→ THE RECORDS:

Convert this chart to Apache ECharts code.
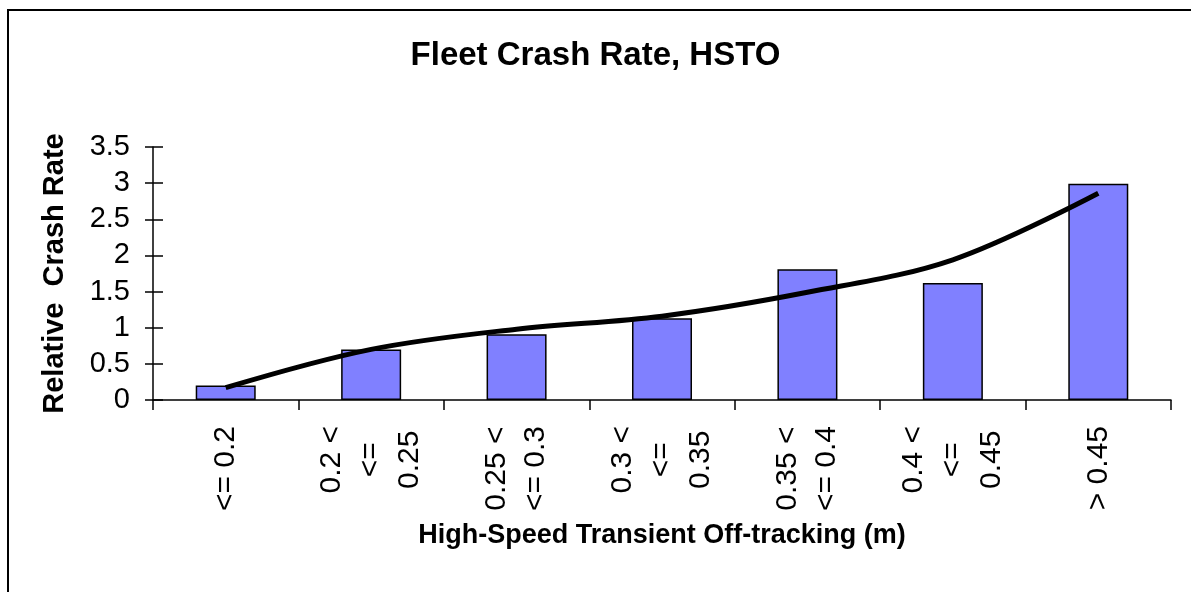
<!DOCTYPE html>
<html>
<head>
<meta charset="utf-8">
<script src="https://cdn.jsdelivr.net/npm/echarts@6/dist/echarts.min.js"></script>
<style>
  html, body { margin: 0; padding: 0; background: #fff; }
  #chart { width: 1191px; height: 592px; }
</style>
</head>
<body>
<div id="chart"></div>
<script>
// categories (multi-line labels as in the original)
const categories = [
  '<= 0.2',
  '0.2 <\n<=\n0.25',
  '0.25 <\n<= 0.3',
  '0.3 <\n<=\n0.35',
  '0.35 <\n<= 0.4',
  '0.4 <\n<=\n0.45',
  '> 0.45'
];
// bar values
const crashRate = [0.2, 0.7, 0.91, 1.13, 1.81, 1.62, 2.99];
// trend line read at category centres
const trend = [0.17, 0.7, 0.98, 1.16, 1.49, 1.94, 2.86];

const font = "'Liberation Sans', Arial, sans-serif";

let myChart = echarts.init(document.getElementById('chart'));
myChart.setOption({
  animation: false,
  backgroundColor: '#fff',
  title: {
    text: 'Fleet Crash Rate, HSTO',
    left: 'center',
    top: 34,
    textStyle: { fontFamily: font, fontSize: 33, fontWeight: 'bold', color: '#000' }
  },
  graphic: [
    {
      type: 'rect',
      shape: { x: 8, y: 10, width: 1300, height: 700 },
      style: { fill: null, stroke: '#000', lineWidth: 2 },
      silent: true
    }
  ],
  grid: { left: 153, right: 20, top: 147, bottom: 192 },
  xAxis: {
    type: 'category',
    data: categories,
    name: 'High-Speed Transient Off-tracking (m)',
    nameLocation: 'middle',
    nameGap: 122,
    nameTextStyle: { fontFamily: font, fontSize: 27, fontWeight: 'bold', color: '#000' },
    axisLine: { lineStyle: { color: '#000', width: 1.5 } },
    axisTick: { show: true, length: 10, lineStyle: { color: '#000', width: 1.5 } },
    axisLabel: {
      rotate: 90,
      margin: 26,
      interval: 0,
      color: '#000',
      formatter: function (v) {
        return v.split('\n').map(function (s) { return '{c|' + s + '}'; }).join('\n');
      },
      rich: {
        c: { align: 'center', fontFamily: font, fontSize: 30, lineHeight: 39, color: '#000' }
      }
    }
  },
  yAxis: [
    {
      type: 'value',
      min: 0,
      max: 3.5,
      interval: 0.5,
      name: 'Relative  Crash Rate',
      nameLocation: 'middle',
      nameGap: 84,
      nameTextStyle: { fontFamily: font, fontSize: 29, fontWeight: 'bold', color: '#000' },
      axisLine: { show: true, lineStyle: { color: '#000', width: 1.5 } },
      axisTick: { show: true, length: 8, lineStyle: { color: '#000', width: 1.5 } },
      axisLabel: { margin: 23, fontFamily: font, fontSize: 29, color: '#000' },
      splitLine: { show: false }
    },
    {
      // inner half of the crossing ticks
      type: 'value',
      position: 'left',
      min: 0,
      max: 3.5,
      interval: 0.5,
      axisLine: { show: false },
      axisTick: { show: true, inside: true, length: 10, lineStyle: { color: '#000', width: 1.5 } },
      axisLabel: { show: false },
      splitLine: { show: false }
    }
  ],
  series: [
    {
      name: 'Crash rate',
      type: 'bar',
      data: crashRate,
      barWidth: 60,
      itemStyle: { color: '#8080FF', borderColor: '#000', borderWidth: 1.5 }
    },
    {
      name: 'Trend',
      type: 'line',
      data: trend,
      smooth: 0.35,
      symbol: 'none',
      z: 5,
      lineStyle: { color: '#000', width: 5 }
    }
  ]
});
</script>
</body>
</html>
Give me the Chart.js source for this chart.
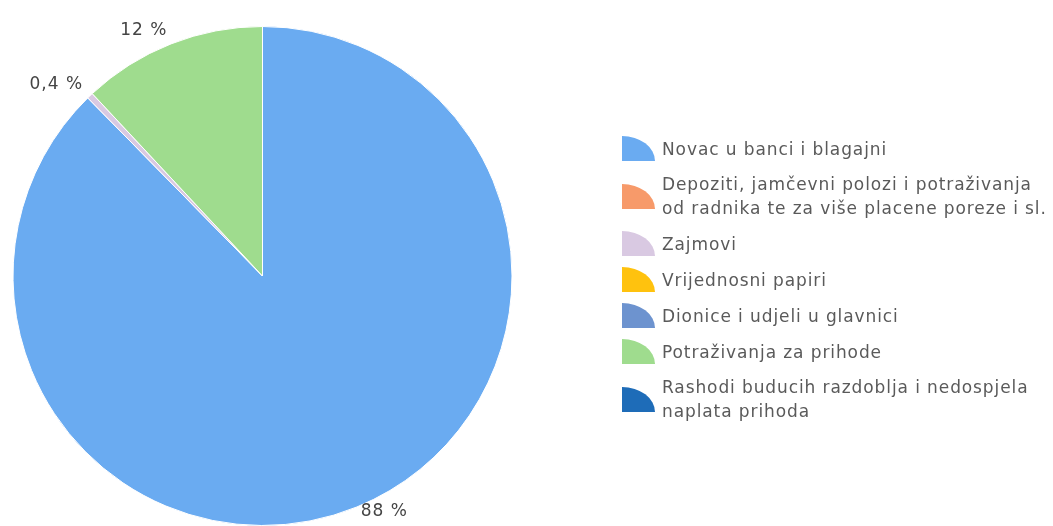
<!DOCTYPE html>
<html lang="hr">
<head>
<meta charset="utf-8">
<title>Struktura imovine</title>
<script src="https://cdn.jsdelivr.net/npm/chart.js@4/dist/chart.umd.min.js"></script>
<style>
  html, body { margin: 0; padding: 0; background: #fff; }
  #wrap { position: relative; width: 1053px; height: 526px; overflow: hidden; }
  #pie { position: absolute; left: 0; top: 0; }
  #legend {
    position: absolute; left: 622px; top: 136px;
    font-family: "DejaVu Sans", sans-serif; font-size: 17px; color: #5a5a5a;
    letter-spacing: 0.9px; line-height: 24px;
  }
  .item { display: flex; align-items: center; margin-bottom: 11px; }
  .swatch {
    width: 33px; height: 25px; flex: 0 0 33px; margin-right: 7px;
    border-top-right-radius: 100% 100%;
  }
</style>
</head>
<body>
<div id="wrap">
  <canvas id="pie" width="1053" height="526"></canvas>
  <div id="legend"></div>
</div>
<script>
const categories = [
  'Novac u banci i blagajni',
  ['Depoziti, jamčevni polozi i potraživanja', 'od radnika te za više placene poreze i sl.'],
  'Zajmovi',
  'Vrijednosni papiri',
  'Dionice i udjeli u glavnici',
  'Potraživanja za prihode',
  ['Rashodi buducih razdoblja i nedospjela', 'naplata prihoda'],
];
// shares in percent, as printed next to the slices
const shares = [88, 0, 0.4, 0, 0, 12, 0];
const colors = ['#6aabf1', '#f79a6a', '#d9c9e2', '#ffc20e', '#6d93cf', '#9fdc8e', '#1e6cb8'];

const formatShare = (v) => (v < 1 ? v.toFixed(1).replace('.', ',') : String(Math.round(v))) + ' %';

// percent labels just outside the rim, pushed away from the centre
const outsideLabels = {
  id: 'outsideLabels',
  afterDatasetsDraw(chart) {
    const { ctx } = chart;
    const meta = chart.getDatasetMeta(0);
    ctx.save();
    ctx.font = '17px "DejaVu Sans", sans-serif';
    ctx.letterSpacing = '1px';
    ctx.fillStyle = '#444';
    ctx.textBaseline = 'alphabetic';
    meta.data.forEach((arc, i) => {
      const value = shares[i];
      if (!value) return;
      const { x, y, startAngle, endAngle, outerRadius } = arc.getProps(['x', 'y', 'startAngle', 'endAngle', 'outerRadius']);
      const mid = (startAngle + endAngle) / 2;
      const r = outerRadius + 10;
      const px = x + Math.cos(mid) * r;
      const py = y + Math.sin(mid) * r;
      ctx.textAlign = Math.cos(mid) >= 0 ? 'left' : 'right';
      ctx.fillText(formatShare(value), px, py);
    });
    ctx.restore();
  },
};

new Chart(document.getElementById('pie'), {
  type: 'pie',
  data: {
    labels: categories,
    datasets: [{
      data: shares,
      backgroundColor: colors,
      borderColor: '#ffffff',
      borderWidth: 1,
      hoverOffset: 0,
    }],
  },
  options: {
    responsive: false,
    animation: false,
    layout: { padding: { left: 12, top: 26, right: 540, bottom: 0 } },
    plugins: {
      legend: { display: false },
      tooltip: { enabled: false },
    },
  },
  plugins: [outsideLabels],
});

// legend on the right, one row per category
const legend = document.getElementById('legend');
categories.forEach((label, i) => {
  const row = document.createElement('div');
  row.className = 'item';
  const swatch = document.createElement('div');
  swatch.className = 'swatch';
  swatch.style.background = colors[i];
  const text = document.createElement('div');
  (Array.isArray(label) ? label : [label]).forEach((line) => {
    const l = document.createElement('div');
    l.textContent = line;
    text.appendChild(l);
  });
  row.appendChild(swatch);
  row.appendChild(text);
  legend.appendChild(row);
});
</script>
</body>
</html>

→ YOUR GOAL: Could you repeat exactly the lines from the first one of the records above through the line containing "const trend = [0.17, 0.7, 0.98, 1.16, 1.49, 1.94, 2.86];", leaving out any pictures?

→ FINAL RESULT:
Convert this chart to Apache ECharts code.
<!DOCTYPE html>
<html>
<head>
<meta charset="utf-8">
<script src="https://cdn.jsdelivr.net/npm/echarts@6/dist/echarts.min.js"></script>
<style>
  html, body { margin: 0; padding: 0; background: #fff; }
  #chart { width: 1191px; height: 592px; }
</style>
</head>
<body>
<div id="chart"></div>
<script>
// categories (multi-line labels as in the original)
const categories = [
  '<= 0.2',
  '0.2 <\n<=\n0.25',
  '0.25 <\n<= 0.3',
  '0.3 <\n<=\n0.35',
  '0.35 <\n<= 0.4',
  '0.4 <\n<=\n0.45',
  '> 0.45'
];
// bar values
const crashRate = [0.2, 0.7, 0.91, 1.13, 1.81, 1.62, 2.99];
// trend line read at category centres
const trend = [0.17, 0.7, 0.98, 1.16, 1.49, 1.94, 2.86];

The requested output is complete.